Hopefully this will get me back to full production here at 72 Land. The computer is working and I’m all caught up with the budget backlog, so it is time to return to modellling.
I have a sub-collection of UAV drones going. The Predator, Reaper, MQ-4 and X-47B, all in injected plastic. I know there was a very early drone by Twelve Squared, and most of the rest have been produced by Unicraft in resin. The Unicraft kits do tend to be uniquely difficult building experiences, so I have avoided them to date.
And then I noticed an RQ-7 drone from Arma Hobby. I mistakenly thought it would be 3D printed, as some of their accessories are, but it turned out to be traditional hand-poured resin and photo-etch. Photos of the kit later in this post.

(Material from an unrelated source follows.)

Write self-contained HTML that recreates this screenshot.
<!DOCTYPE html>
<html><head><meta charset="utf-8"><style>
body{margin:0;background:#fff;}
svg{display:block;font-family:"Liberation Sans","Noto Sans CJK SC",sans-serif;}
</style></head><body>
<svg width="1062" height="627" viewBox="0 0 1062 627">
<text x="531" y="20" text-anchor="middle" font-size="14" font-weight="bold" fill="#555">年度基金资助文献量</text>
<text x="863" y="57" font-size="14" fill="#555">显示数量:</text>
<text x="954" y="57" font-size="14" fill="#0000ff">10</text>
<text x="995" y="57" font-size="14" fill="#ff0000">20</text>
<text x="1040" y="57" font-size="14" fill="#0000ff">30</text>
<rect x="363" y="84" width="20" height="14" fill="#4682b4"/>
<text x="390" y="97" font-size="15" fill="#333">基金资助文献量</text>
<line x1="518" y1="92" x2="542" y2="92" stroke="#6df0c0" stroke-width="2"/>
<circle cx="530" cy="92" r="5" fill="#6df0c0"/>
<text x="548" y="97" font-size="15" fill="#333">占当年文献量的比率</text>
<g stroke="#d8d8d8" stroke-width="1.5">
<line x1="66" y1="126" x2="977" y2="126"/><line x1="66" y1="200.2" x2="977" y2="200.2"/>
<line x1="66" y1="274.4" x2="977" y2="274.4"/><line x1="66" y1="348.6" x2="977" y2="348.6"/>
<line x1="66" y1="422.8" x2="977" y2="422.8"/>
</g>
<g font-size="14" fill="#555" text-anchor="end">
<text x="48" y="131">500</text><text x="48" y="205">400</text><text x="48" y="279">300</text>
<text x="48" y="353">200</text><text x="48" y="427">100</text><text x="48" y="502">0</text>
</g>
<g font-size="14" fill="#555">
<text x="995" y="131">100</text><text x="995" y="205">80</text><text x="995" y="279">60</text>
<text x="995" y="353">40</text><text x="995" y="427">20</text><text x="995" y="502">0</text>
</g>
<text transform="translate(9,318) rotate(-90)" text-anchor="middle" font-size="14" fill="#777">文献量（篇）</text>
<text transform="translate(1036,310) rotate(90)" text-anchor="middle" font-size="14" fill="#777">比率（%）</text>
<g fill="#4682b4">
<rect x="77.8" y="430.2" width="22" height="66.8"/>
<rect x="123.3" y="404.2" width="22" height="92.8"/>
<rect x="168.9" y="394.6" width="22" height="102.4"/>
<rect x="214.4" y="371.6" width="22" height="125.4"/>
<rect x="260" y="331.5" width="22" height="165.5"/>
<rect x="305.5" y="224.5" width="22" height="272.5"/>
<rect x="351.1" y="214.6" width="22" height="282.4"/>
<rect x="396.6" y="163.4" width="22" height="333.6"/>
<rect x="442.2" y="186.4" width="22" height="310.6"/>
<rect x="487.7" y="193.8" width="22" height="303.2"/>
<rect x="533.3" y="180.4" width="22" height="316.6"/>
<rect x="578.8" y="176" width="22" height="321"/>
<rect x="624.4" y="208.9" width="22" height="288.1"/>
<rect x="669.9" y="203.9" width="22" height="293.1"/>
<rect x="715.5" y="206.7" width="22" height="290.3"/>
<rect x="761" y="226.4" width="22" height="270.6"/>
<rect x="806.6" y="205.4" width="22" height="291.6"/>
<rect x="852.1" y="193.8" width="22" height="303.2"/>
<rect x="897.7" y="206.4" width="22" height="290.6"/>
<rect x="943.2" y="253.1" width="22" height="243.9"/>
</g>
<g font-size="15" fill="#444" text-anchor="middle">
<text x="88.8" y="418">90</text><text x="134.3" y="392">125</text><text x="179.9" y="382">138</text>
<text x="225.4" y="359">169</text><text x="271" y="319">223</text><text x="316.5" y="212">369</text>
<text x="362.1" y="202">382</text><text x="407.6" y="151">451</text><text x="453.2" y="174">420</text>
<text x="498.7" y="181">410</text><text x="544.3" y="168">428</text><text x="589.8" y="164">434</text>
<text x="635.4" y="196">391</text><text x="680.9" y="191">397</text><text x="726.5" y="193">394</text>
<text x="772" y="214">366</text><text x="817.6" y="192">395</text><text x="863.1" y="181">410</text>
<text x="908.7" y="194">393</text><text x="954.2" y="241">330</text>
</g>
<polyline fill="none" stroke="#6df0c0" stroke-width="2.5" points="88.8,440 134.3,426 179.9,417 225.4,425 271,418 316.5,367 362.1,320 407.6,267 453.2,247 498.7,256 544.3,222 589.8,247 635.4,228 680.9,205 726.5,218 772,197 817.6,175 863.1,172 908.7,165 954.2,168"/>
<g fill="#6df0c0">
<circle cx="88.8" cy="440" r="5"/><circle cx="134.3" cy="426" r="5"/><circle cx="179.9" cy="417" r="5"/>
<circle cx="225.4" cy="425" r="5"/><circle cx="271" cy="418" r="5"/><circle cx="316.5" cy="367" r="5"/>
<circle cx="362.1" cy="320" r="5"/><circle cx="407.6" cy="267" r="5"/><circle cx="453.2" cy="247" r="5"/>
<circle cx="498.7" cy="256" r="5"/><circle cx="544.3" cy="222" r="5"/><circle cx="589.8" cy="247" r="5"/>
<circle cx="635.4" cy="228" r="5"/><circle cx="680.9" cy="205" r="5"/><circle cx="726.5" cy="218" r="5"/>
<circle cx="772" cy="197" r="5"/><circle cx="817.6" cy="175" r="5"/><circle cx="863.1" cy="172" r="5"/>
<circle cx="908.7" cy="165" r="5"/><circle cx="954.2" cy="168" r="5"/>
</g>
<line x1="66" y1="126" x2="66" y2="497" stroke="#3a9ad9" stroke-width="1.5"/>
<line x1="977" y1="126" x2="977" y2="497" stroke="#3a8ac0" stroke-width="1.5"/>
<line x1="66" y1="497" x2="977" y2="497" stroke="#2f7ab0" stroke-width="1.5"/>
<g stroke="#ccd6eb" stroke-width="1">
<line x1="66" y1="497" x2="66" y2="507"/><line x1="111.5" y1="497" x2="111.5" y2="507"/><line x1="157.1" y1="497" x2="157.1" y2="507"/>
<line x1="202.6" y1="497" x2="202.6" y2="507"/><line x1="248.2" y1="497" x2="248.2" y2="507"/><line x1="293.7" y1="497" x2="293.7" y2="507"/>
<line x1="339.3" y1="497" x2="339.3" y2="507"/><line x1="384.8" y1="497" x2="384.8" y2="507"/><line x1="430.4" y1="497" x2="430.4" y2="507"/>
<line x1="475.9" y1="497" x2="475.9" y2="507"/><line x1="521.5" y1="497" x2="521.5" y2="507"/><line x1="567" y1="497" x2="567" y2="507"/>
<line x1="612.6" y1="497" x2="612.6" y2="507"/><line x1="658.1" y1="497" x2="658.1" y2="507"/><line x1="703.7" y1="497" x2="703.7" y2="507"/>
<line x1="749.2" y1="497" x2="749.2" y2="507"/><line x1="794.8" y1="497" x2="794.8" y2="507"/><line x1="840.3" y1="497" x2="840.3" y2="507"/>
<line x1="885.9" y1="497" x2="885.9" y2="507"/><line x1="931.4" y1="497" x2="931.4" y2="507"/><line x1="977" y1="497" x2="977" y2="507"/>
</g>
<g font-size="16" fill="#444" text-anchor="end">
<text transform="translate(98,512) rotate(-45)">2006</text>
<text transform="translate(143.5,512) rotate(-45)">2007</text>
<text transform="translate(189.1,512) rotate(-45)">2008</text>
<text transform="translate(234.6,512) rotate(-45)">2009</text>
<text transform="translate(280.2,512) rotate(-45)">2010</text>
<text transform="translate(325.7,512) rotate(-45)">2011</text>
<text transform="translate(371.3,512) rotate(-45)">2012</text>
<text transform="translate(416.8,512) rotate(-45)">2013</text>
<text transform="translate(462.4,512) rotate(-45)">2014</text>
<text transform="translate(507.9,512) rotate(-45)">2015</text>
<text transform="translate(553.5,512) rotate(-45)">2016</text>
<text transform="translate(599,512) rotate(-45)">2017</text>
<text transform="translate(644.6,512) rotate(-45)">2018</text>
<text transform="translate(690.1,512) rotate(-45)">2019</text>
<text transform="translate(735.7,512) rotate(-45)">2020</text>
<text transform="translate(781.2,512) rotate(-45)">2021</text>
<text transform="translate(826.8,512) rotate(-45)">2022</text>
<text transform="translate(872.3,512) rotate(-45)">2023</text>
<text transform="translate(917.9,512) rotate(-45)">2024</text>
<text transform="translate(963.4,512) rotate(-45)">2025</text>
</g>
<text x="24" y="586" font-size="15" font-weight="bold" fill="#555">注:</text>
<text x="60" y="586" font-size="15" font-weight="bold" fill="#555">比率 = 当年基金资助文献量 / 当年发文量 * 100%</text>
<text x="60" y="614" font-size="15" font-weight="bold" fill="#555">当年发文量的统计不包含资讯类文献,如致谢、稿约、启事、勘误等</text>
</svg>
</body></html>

Here are the issues I see right off the bat. The body/wings are going to be tricky to separate from the pouring stubs. I presume the intent is to make razor saw cuts to the leading edges of both wings, then more cuts along the sides of the fuselage. The only saw I have isn't exactly petite, so it remains to be seen what cleanup will be required once the cuts are done. Also, virtually every other piece, not including the tail and sensor package) is photoetch. In general, I don't care for working with that, since it requires superglue (a series of trials all its own) and photoetch is an inherently bad way to make 3D objects like wheels and props. This is before you get to the need to curve the two main gear legs to the exact same curve, something I would rank in the 10 percentile for this Profoundly Average Modeller.
Still, the model is unique in that it has never been done in this scale, it was relatively cheap (approx $10), and it does help expand a personal sub-collection. I do expect that construction will inspire a few expletive combinations that I haven't used in a while, though.